● **JOB**
Sort through the entries below and pull out lines containing the word "that".

== AVAILABLE RECORDS ==

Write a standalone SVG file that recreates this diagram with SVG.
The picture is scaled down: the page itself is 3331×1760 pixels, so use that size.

===
== AVAILABLE RECORDS ==

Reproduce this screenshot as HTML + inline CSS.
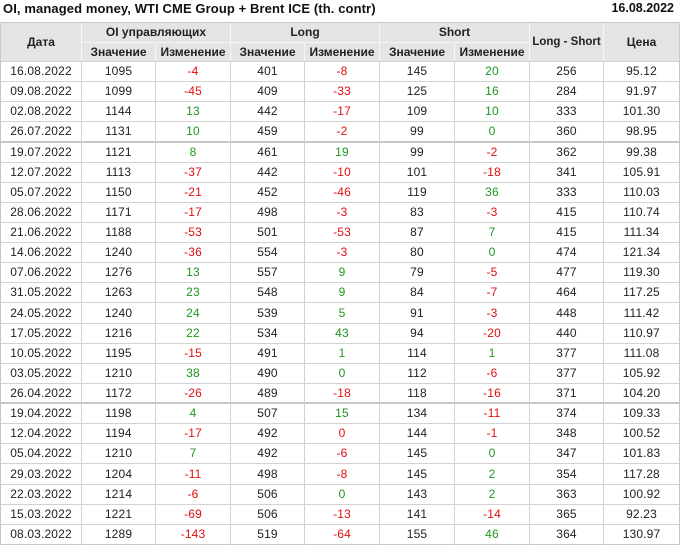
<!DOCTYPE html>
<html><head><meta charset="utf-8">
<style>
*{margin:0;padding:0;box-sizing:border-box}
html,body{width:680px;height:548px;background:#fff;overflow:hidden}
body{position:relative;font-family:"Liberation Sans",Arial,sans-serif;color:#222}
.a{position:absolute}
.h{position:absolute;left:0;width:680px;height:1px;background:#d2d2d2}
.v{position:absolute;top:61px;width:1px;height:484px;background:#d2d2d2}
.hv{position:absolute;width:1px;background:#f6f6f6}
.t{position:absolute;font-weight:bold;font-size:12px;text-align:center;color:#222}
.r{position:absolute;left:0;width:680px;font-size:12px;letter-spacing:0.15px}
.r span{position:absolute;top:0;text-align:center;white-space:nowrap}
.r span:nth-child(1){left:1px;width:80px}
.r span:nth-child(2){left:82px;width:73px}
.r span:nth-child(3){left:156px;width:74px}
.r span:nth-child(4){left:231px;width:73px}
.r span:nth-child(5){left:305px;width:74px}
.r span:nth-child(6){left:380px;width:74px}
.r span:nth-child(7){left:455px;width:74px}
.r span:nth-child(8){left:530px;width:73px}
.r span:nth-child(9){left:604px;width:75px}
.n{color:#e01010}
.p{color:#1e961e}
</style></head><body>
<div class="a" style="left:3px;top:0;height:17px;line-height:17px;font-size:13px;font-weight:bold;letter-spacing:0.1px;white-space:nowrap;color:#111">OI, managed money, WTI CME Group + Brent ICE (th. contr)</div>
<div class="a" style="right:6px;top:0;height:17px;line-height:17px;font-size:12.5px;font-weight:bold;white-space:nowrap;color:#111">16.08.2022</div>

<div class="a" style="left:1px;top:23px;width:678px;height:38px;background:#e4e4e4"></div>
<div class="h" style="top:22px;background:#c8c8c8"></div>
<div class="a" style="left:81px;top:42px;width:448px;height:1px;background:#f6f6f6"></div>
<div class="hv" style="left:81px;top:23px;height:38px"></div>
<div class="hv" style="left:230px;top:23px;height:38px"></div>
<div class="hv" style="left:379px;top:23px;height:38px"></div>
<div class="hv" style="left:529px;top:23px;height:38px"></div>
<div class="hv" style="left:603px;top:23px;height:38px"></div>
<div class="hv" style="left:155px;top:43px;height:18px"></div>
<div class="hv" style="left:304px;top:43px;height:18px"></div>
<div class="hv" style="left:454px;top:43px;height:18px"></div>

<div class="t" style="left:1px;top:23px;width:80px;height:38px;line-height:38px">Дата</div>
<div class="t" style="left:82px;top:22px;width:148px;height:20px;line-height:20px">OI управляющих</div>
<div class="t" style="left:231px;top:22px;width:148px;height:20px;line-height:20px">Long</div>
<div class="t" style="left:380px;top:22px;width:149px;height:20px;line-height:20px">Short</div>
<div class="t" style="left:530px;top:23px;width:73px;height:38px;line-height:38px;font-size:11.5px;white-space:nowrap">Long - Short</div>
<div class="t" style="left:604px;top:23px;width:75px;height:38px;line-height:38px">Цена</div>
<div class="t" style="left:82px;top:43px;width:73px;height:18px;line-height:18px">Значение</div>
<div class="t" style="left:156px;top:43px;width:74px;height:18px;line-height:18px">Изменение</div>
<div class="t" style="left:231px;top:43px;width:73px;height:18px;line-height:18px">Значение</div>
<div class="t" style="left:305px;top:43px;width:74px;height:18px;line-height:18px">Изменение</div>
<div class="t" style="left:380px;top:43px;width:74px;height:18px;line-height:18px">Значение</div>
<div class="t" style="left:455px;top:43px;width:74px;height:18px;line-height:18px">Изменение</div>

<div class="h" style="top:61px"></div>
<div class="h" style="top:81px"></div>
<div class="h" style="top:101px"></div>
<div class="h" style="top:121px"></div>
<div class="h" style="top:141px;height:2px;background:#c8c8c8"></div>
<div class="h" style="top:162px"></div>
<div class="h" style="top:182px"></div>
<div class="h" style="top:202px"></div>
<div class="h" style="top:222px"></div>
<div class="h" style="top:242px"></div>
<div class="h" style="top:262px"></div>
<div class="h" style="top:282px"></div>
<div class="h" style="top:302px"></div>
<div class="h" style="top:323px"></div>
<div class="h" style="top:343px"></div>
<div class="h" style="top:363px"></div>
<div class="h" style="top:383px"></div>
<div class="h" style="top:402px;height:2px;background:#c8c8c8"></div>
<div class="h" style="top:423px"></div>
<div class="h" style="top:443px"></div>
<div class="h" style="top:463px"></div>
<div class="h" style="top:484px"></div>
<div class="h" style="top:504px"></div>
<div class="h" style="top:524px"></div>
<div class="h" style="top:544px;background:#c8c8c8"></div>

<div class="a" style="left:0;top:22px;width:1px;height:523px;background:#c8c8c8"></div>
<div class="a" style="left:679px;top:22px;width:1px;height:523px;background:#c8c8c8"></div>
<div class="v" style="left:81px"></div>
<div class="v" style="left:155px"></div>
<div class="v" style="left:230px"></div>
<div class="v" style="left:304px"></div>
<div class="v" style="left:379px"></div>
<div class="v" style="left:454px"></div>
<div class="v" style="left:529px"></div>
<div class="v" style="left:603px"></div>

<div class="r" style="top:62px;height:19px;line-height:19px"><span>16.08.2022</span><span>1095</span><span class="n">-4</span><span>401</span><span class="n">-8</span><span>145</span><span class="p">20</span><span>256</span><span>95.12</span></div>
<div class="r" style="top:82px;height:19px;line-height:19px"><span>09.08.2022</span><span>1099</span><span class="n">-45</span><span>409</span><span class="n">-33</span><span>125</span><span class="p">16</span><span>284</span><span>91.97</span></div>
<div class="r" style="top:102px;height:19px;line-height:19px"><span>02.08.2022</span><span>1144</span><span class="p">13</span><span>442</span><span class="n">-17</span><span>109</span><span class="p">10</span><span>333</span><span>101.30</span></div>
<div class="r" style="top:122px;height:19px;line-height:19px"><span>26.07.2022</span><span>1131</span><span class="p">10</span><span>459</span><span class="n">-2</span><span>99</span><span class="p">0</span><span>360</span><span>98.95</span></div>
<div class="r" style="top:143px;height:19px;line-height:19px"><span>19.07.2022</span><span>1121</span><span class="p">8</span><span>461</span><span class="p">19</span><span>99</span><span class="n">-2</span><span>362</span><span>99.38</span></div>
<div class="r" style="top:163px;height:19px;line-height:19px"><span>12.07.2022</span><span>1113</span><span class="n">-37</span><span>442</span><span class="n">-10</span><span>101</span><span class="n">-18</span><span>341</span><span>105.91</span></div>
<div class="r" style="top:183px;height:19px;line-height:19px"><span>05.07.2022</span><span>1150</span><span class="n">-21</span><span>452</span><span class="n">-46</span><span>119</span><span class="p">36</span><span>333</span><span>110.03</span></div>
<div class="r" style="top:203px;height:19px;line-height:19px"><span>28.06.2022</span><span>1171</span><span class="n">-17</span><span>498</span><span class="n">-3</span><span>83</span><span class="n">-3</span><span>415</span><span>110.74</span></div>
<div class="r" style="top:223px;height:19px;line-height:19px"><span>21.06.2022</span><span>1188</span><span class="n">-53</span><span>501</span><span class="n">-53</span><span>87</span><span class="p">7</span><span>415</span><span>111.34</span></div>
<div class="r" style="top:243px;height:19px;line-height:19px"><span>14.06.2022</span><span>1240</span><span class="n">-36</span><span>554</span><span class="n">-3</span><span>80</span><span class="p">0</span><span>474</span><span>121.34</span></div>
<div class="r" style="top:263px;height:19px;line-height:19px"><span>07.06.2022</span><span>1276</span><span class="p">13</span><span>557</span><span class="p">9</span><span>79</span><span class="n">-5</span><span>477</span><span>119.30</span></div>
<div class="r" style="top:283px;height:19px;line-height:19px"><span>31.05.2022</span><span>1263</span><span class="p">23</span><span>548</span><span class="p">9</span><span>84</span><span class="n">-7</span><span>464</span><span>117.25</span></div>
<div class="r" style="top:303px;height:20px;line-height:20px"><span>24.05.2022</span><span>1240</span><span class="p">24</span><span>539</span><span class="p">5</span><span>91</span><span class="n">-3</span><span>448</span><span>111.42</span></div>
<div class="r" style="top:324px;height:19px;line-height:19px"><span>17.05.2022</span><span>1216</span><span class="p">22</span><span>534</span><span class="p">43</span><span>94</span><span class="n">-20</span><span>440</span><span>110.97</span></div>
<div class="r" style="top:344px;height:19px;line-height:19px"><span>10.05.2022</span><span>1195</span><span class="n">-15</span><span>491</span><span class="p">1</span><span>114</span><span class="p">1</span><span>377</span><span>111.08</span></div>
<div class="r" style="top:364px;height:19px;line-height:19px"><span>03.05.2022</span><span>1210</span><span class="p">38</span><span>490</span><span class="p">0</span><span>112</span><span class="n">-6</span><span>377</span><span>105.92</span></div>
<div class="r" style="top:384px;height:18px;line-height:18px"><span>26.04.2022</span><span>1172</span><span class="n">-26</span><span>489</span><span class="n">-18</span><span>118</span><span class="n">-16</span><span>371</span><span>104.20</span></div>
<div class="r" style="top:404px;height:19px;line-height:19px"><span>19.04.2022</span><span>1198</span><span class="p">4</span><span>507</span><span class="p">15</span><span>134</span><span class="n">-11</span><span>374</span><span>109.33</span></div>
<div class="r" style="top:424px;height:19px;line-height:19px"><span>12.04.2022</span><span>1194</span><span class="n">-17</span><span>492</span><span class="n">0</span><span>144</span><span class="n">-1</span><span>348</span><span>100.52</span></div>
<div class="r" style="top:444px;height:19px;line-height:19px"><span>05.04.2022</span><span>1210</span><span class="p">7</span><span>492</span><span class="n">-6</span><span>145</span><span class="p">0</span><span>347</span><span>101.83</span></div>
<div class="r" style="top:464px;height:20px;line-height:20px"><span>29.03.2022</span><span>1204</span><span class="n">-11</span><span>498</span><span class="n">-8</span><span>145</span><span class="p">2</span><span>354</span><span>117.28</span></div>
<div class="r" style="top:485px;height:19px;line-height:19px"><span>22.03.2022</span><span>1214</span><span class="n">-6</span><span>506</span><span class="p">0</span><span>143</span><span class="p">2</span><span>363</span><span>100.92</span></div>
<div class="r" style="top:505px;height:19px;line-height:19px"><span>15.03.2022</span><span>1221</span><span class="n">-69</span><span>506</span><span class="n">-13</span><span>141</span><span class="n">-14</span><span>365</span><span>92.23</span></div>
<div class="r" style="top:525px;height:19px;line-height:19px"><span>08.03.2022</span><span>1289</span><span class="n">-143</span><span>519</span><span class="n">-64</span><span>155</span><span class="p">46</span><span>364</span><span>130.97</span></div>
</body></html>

===

● **OUTPUT**
Write a standalone SVG file that recreates this diagram with SVG.
The picture is scaled down: the page itself is 3331×1760 pixels, so use that size.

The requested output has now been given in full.